> [GIVEN ENTRIES]:
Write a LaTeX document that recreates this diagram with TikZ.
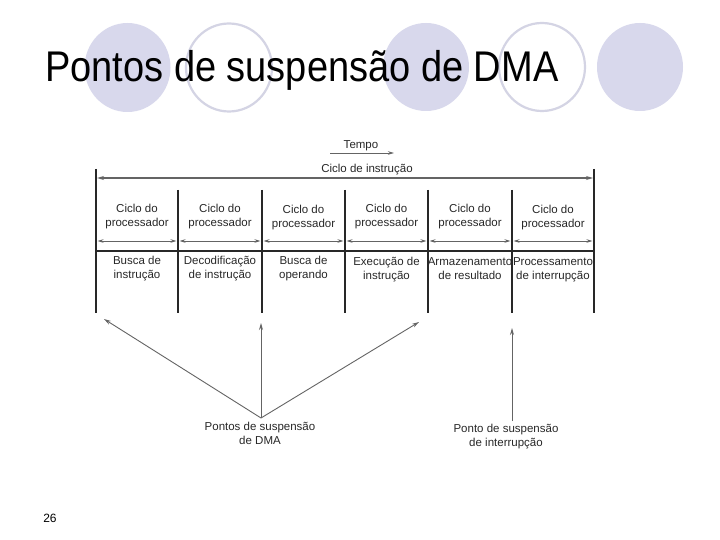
\documentclass[tikz,border=0pt]{standalone}
\usepackage{fontspec}
\setmainfont{Liberation Sans}
\usetikzlibrary{arrows.meta}
\definecolor{lav}{RGB}{216,216,236}
\definecolor{lavline}{RGB}{212,212,228}
\definecolor{ink}{RGB}{40,40,40}
\definecolor{arrowgray}{RGB}{100,100,100}
\begin{document}
\begin{tikzpicture}[x=1pt,y=-1pt,
  disc/.style={fill=lav, draw=none},
  ring/.style={draw=lavline, line width=2.2pt},
  lbl/.style={font=\fontsize{11.5}{14}\selectfont, text=ink, align=center, inner sep=0pt},
  divider/.style={draw=ink, line width=1.1pt},
  timearrow/.style={draw=arrowgray, line width=1.4pt, {Stealth[length=7pt,width=4pt]}-{Stealth[length=7pt,width=4pt]}},
  cellarrow/.style={draw=arrowgray, line width=0.9pt, {Stealth[length=6pt,width=3.5pt]}-{Stealth[length=6pt,width=3.5pt]}},
  ptr/.style={draw=arrowgray, line width=0.9pt, -{Stealth[length=7pt,width=4pt]}}]
\useasboundingbox (0,0) rectangle (720,540);
\fill[white] (0,0) rectangle (720,540);
% decorative circles
\path[disc] (127.5,67.5) ellipse [x radius=43, y radius=44.5];
\path[ring] (229,67.5) ellipse [x radius=43, y radius=44];
\path[disc] (426,67) ellipse [x radius=43, y radius=44];
\path[ring] (542,67) ellipse [x radius=43, y radius=44];
\path[disc] (640,67) ellipse [x radius=43, y radius=44];
% title
\node[anchor=base west, inner sep=0pt, font=\fontsize{38}{40}\selectfont] (title) at (45,81.5) {\scalebox{1}[1.13]{Pontos de suspensão de DMA}};
% page number
\node[anchor=center, inner sep=0pt, font=\fontsize{12}{14}\selectfont] (pagenum) at (50,518) {26};
% time indicator
\node[lbl] (tempo) at (361,146) {Tempo};
\coordinate (tempoA) at (330,153);
\coordinate (tempoB) at (394,153);
\draw[draw=arrowgray, line width=0.9pt, -{Stealth[length=6pt,width=3.5pt]}] (tempoA) -- (tempoB);
\node[lbl] (ciclo) at (367,170) {Ciclo de instrução};
% frame lines
\foreach \x/\n in {96/0,594/6} {
  \coordinate (top\n) at (\x,169);
  \coordinate (bot\n) at (\x,313);
  \draw[divider] (top\n) -- (bot\n);
}
\foreach \x/\n in {178/1,262/2,345/3,428/4,512/5} {
  \coordinate (top\n) at (\x,190);
  \coordinate (bot\n) at (\x,313);
  \draw[divider] (top\n) -- (bot\n);
}
\coordinate (instL) at (97,178);
\coordinate (instR) at (593,178);
\draw[timearrow] (instL) -- (instR);
\coordinate (hl) at (96,251);
\coordinate (hr) at (594,251);
\draw[draw=ink, line width=1.8pt] (hl) -- (hr);
% cell arrows
\foreach \a/\b/\n in {96/178/1,178/262/2,262/345/3,345/428/4,428/512/5,512/594/6} {
  \coordinate (ca\n) at (\a+1.5,241);
  \coordinate (cb\n) at (\b-1.5,241);
  \draw[cellarrow] (ca\n) -- (cb\n);
}
% cell texts
\node[lbl] (c1) at (137,217) {\strut Ciclo do\\\strut processador};
\node[lbl] (c2) at (220,217) {\strut Ciclo do\\\strut processador};
\node[lbl] (c3) at (303.5,218) {\strut Ciclo do\\\strut processador};
\node[lbl] (c4) at (386.5,217) {\strut Ciclo do\\\strut processador};
\node[lbl] (c5) at (470,217) {\strut Ciclo do\\\strut processador};
\node[lbl] (c6) at (553,218) {\strut Ciclo do\\\strut processador};
\node[lbl] (s1) at (137,269) {\strut Busca de\\\strut instrução};
\node[lbl] (s2) at (220,269) {\strut Decodificação\\\strut de instrução};
\node[lbl] (s3) at (303.5,269) {\strut Busca de\\\strut operando};
\node[lbl] (s4) at (386.5,270) {\strut Execução de\\\strut instrução};
\node[lbl] (s5) at (470,270) {\strut Armazenamento\\\strut de resultado};
\node[lbl] (s6) at (553,270) {\strut Processamento\\\strut de interrupção};
% DMA suspension points
\node[lbl] (dma) at (260,435) {\strut Pontos de suspensão\\\strut de DMA};
\coordinate (apex) at (261,418);
\coordinate (t1) at (104,319);
\coordinate (t2) at (261,323);
\coordinate (t3) at (419,322);
\draw[ptr] (apex) -- (t1);
\draw[ptr] (apex) -- (t2);
\draw[ptr] (apex) -- (t3);
% interrupt suspension point
\node[lbl] (intr) at (506,437) {\strut Ponto de suspensão\\\strut de interrupção};
\coordinate (ibase) at (512,421);
\coordinate (itip) at (512,328);
\draw[ptr] (ibase) -- (itip);
\end{tikzpicture}
\end{document}
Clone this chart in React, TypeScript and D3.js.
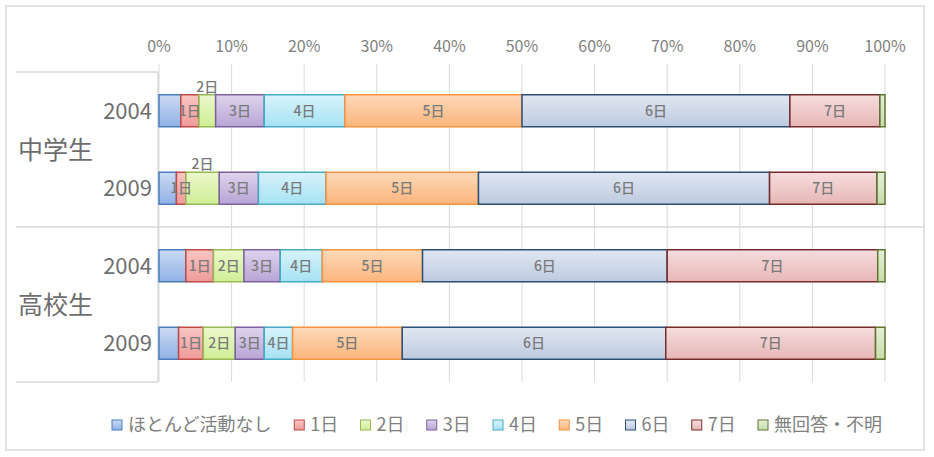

> [EXERCISE TASK]: Retype all of the entries exactly as written, leaving out any images.

> [TASK SOLUTION]:
Write a LaTeX document that recreates this diagram with TikZ.
\documentclass[tikz,border=0pt]{standalone}
\usepackage{fontspec}
\setmainfont{Liberation Sans}
\usetikzlibrary{arrows.meta}
\definecolor{lav}{RGB}{216,216,236}
\definecolor{lavline}{RGB}{212,212,228}
\definecolor{ink}{RGB}{40,40,40}
\definecolor{arrowgray}{RGB}{100,100,100}
\begin{document}
\begin{tikzpicture}[x=1pt,y=-1pt,
  disc/.style={fill=lav, draw=none},
  ring/.style={draw=lavline, line width=2.2pt},
  lbl/.style={font=\fontsize{11.5}{14}\selectfont, text=ink, align=center, inner sep=0pt},
  divider/.style={draw=ink, line width=1.1pt},
  timearrow/.style={draw=arrowgray, line width=1.4pt, {Stealth[length=7pt,width=4pt]}-{Stealth[length=7pt,width=4pt]}},
  cellarrow/.style={draw=arrowgray, line width=0.9pt, {Stealth[length=6pt,width=3.5pt]}-{Stealth[length=6pt,width=3.5pt]}},
  ptr/.style={draw=arrowgray, line width=0.9pt, -{Stealth[length=7pt,width=4pt]}}]
\useasboundingbox (0,0) rectangle (720,540);
\fill[white] (0,0) rectangle (720,540);
% decorative circles
\path[disc] (127.5,67.5) ellipse [x radius=43, y radius=44.5];
\path[ring] (229,67.5) ellipse [x radius=43, y radius=44];
\path[disc] (426,67) ellipse [x radius=43, y radius=44];
\path[ring] (542,67) ellipse [x radius=43, y radius=44];
\path[disc] (640,67) ellipse [x radius=43, y radius=44];
% title
\node[anchor=base west, inner sep=0pt, font=\fontsize{38}{40}\selectfont] (title) at (45,81.5) {\scalebox{1}[1.13]{Pontos de suspensão de DMA}};
% page number
\node[anchor=center, inner sep=0pt, font=\fontsize{12}{14}\selectfont] (pagenum) at (50,518) {26};
% time indicator
\node[lbl] (tempo) at (361,146) {Tempo};
\coordinate (tempoA) at (330,153);
\coordinate (tempoB) at (394,153);
\draw[draw=arrowgray, line width=0.9pt, -{Stealth[length=6pt,width=3.5pt]}] (tempoA) -- (tempoB);
\node[lbl] (ciclo) at (367,170) {Ciclo de instrução};
% frame lines
\foreach \x/\n in {96/0,594/6} {
  \coordinate (top\n) at (\x,169);
  \coordinate (bot\n) at (\x,313);
  \draw[divider] (top\n) -- (bot\n);
}
\foreach \x/\n in {178/1,262/2,345/3,428/4,512/5} {
  \coordinate (top\n) at (\x,190);
  \coordinate (bot\n) at (\x,313);
  \draw[divider] (top\n) -- (bot\n);
}
\coordinate (instL) at (97,178);
\coordinate (instR) at (593,178);
\draw[timearrow] (instL) -- (instR);
\coordinate (hl) at (96,251);
\coordinate (hr) at (594,251);
\draw[draw=ink, line width=1.8pt] (hl) -- (hr);
% cell arrows
\foreach \a/\b/\n in {96/178/1,178/262/2,262/345/3,345/428/4,428/512/5,512/594/6} {
  \coordinate (ca\n) at (\a+1.5,241);
  \coordinate (cb\n) at (\b-1.5,241);
  \draw[cellarrow] (ca\n) -- (cb\n);
}
% cell texts
\node[lbl] (c1) at (137,217) {\strut Ciclo do\\\strut processador};
\node[lbl] (c2) at (220,217) {\strut Ciclo do\\\strut processador};
\node[lbl] (c3) at (303.5,218) {\strut Ciclo do\\\strut processador};
\node[lbl] (c4) at (386.5,217) {\strut Ciclo do\\\strut processador};
\node[lbl] (c5) at (470,217) {\strut Ciclo do\\\strut processador};
\node[lbl] (c6) at (553,218) {\strut Ciclo do\\\strut processador};
\node[lbl] (s1) at (137,269) {\strut Busca de\\\strut instrução};
\node[lbl] (s2) at (220,269) {\strut Decodificação\\\strut de instrução};
\node[lbl] (s3) at (303.5,269) {\strut Busca de\\\strut operando};
\node[lbl] (s4) at (386.5,270) {\strut Execução de\\\strut instrução};
\node[lbl] (s5) at (470,270) {\strut Armazenamento\\\strut de resultado};
\node[lbl] (s6) at (553,270) {\strut Processamento\\\strut de interrupção};
% DMA suspension points
\node[lbl] (dma) at (260,435) {\strut Pontos de suspensão\\\strut de DMA};
\coordinate (apex) at (261,418);
\coordinate (t1) at (104,319);
\coordinate (t2) at (261,323);
\coordinate (t3) at (419,322);
\draw[ptr] (apex) -- (t1);
\draw[ptr] (apex) -- (t2);
\draw[ptr] (apex) -- (t3);
% interrupt suspension point
\node[lbl] (intr) at (506,437) {\strut Ponto de suspensão\\\strut de interrupção};
\coordinate (ibase) at (512,421);
\coordinate (itip) at (512,328);
\draw[ptr] (ibase) -- (itip);
\end{tikzpicture}
\end{document}
Clone this chart in React, TypeScript and D3.js.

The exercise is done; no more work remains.